My rating: 2 out of 5 stars

Avery Black was one of Boston’s most notable criminal defense attorneys – until she successfully got a Harvard professor off murder charges, only for him to kill again, and dedicate his last murder to her. Avery’s life fell apart after the event and she lost everything in its aftermath, including her husband and daughter. She began a new life as a cop in an attempt to put away the kind of people she earlier fought for, and her skill and talent has finally gotten her promoted to Homicide Detective. Yet, she continues to face the scorn of her colleagues who still hate her and the public who is yet to forget what she’d done.

Then a girl from an elite college turns up dead. Avery’s ability to truly get into the head of psychopaths gets her assigned to the case, and she is forced to fight against the prejudices, mistrust, and hatred her colleagues have for her as she attempts to solve it. But as the body count continues to rise, Avery finds herself pitted against a serial killer who is as brilliant as she is. Consumed with trying to redeem herself, Avery allows the case to become her entire life. But even she could not have expected the horror into which it would lead her, and from which she might not escape.

My take:

The basic story line of Cause to Kill has the potential to be an extremely good book. Its execution, however, does not let that happen. Its potential was wasted by problems such as bad characterization, weak connections between events, and an average writing style.

The story’s main protagonist, Avery Black, was quite annoying as a character. Her need for redemption for definitely stressed upon, but she did little to actually make it reality. She was as arrogant as she was earlier, while constantly reiterating that she was no longer the same person. For someone who was supposed to be brilliant, she made very stupid choices in spite of being aware of the repercussions, and then blamed life for being unfair. Not exactly the best behavior for someone whose main goal was to begin taking responsibility for her actions and decisions. Then there was the way she kept switching from serious to flirty to friendly to God-knows-what – you just could not get an idea of what she really was as a person. So associating with her was very difficult.

Another annoying aspect was that Pierce seemed very keen on labeling her antagonist as a serial killer. And she went on to do so before the appearance of a second body and while the first case was still being worked upon as a personal crime. Serial killer based crime thrillers definitely have a following – but Cause to Kill did not unfold like one, it was just assumed to be one from the get-go, which gave the entire investigation a muddled-up feel.

The story also seemed choppy. Some aspects could really have been elaborated upon to give it that well-rounded feel, but they were left short. As a result, the story felt like it was trying too hard on the unexpected twists, which ended up being abrupt, often pointless, and forced.

Finally, the killer’s motive and psychology were also not explored to their full potential.

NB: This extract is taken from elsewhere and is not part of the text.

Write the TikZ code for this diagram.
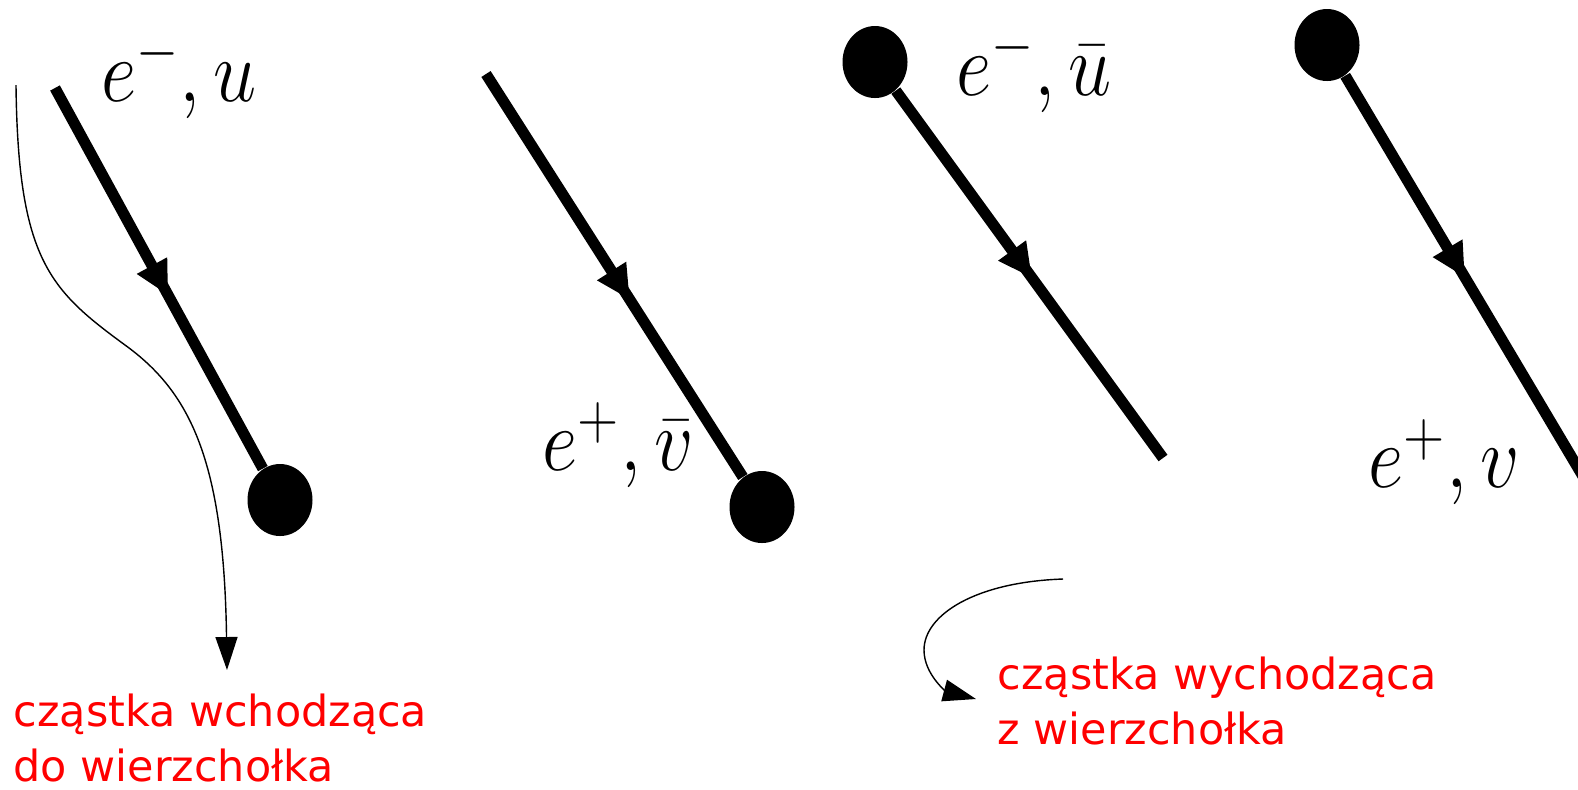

It began really well, with great promise, but wasn’t really delved into or even bothered with, which left you with that uncomfortable this-story-didn’t-end-in-a-neat-little-bow feeling. And it also just took away all the impact with which the killer’s story had begun.

What Cause to Kill did have going for it was the relatively fast pace and storyline which, at the very crux of it, was decently intriguing. That’s why I would recommend it to:

  • people looking for a quick crime thriller junk read
  • hardcore crime thriller fans

After the slight disappointment that this book was, I would not bother with the rest of the Avery Black series by Pierce. But, I had definitely enjoyed Once Gone more than I did Cause to Kill (you can check out my review for that book over here), so I may read some of her other series if I need a short and fast crime thriller fix.